Israeli art photographer (born 1956)

Roi Kuper (Hebrew: רועי קופר; born 1956) is a leading Israeli art photographer and a lecturer at the Shenkar College of Engineering and Design. His works have been presented in solo exhibitions at the Israel Museum, the Tel Aviv Museum, the Herzliya Museum and the Tate Modern Museum in London, among other museums and galleries.

== Biography and art ==
Kuper was born in Kibbutz Mefalsim and began his artistic career in the 1980s. Between 1980 and 1982 he studied photography in the Hadassah College, Jerusalem. In the 1990s, he was the photography curator of a studio in Tel Aviv. In the early 1990s, he created the photographic series Vanishing zones, using non-professional cameras together with printing techniques that created blurry, hazy images. In works from the second half of the 1990s, Kuper began to explore Israeli landscapes while emphasizing the perspective of the artist. In the series Necropolis, created in 1996–2000, his photographs took on a political slant as, working with Gilad Ophir, he documented IDF training zones.

In his work, Kuper touches on broad philosophical issues, which he explores through the medium of photography. Also, his works examine the act and status of the medium of photography itself. Among his most prominent series and exhibitions are Vanishing Zones (1990–1994), Necropolis (1996–2000, with Gilad Ophir), Citrus (1999–2001), Ansar (2003), Like Stars in the Water (2005), War Situations (2006), To Eat of the Leviathan Flesh trilogy (2007), It Could Have Been Otherwise (2010) and Gaza Dream (2015).

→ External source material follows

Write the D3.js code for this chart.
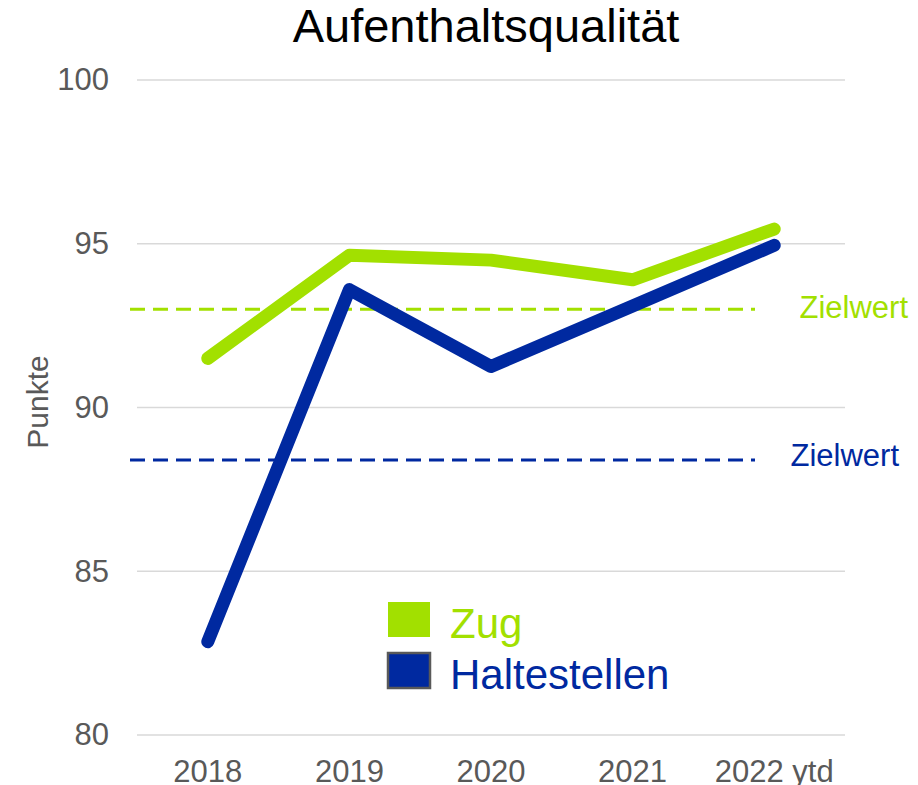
<!DOCTYPE html>
<html>
<head>
<meta charset="utf-8">
<script src="https://cdn.jsdelivr.net/npm/d3@7"></script>
<style>
  body { margin: 0; background: #fff; }
  svg { font-family: "Liberation Sans", Arial, sans-serif; }
</style>
</head>
<body>
<div id="chart"></div>
<script>
const years = ['2018', '2019', '2020', '2021', '2022 ytd'];
const zugValues = [91.5, 94.65, 94.5, 93.9, 95.45];
const halteValues = [82.85, 93.6, 91.25, 93.1, 94.95];
const zielZug = 93.0;
const zielHalte = 88.4;
const yTicks = [80, 85, 90, 95, 100];

const green = '#a2e000';
const blue = '#0029a0';
const grey = '#595959';

const width = 918, height = 785;
const svg = d3.select('#chart').append('svg')
  .attr('width', width)
  .attr('height', height);

const x = d3.scaleBand().domain(years).range([137, 845]);
const y = d3.scaleLinear().domain([80, 100]).range([735, 80]);

// title
svg.append('text')
  .attr('x', 486).attr('y', 42)
  .attr('text-anchor', 'middle')
  .style('font-size', '47px')
  .style('fill', '#000')
  .text('Aufenthaltsqualität');

// gridlines
svg.append('g')
  .selectAll('line.gridline').data(yTicks).enter()
  .append('line')
  .attr('class', 'gridline')
  .attr('x1', 137).attr('x2', 845)
  .attr('y1', d => y(d)).attr('y2', d => y(d))
  .style('stroke', '#d9d9d9')
  .style('stroke-width', 1.5);

const yAxis = svg.append('g')
  .attr('transform', 'translate(109,0)')
  .call(d3.axisLeft(y).tickValues(yTicks).tickSize(0).tickPadding(0));
yAxis.select('.domain').remove();
yAxis.selectAll('text')
  .style('font-size', '31px')
  .style('fill', grey)
  .style('font-family', '"Liberation Sans", Arial, sans-serif');

const xAxis = svg.append('g')
  .attr('transform', 'translate(0,760)')
  .call(d3.axisBottom(x).tickSize(0).tickPadding(0));
xAxis.select('.domain').remove();
xAxis.selectAll('text')
  .style('font-size', '31px')
  .style('fill', grey)
  .style('font-family', '"Liberation Sans", Arial, sans-serif');

// y caption
svg.append('text')
  .attr('transform', 'translate(48,402) rotate(-90)')
  .attr('text-anchor', 'middle')
  .style('font-size', '30px')
  .style('fill', grey)
  .text('Punkte');

// target lines
const targets = [
  { value: zielZug, color: green, labelX: 908, dy: 9 },
  { value: zielHalte, color: blue, labelX: 899, dy: 6 }
];
targets.forEach(t => {
  svg.append('line')
    .attr('x1', 130).attr('x2', 755)
    .attr('y1', y(t.value)).attr('y2', y(t.value))
    .style('stroke', t.color)
    .style('stroke-width', 3)
    .style('stroke-dasharray', '15,8');
  svg.append('text')
    .attr('x', t.labelX).attr('y', y(t.value) + t.dy)
    .attr('text-anchor', 'end')
    .style('font-size', '31px')
    .style('fill', t.color)
    .text('Zielwert');
});

// series lines
const line = d3.line()
  .x((d, i) => x(years[i]) + x.bandwidth() / 2)
  .y(d => y(d));

[[zugValues, green], [halteValues, blue]].forEach(([vals, color]) => {
  svg.append('path')
    .datum(vals)
    .attr('d', line)
    .style('fill', 'none')
    .style('stroke', color)
    .style('stroke-width', 13)
    .style('stroke-linecap', 'round')
    .style('stroke-linejoin', 'round');
});

// legend
const legend = [
  { name: 'Zug', color: green, border: 'none', y: 602, textY: 638 },
  { name: 'Haltestellen', color: blue, border: '#595959', y: 653, textY: 689 }
];
legend.forEach(l => {
  svg.append('rect')
    .attr('x', 388).attr('y', l.y)
    .attr('width', 42).attr('height', 35)
    .style('fill', l.color)
    .style('stroke', l.border)
    .style('stroke-width', 2.5);
  svg.append('text')
    .attr('x', 450).attr('y', l.textY)
    .style('font-size', '42px')
    .style('fill', l.color)
    .text(l.name);
});
</script>
</body>
</html>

Kuper's works have been exhibited in solo exhibitions at, among others, the Israel Museum, the Tel Aviv Museum, the Herzliya Museum and the Tate Modern Museum in London. A group of works from the series Necropolis was purchased by the Tate Modern and was in show at the museum during 2001–2002. Kuper also presented as part of group exhibitions, including an exhibition at the Negev Museum of Art in Be'er Sheva.

Kuper has published two books: "CITRUS/NECROPOLIS" (containing two groups of works) and "NO ESCAPE FROM THE PAST" (containing works from 2000 to 2007).

== Teaching ==

Alongside his activity as an artist, Kuper is engaged in teaching. Until 2009, he was a senior lecturer in the Department of Photography at Bezalel Academy of Arts and Design, Jerusalem. From 2008 to 2016, he was a senior lecturer in the Department of Art at the Shenkar College and in 2014, he received a professorship at that college. From 1994 to 1998, Kuper was head of the photography department at the Camera Obscura School of Art, Tel Aviv. In 2016, he was appointed acting head of the Shenkar Shenkar College of Engineering and Design.

== Awards ==

Kuper is a receiver of several important art awards, including the Gerard Levy Prize for a Young Photographer, from the Israel Museum, Jerusalem (1995); the George and Janet Jaffin Prize for Excellence in Plastic Arts from the America-Israel Cultural Foundation (2002); the Prize for Visual Arts from the Ministry of Education and Culture (2004); the Constantiner Photography Award for an Israeli Artist from Tel Aviv Museum of Art (2006) and the Enrique Kavlin Photography Prize from the Israel Museum, Jerusalem (2004–2005).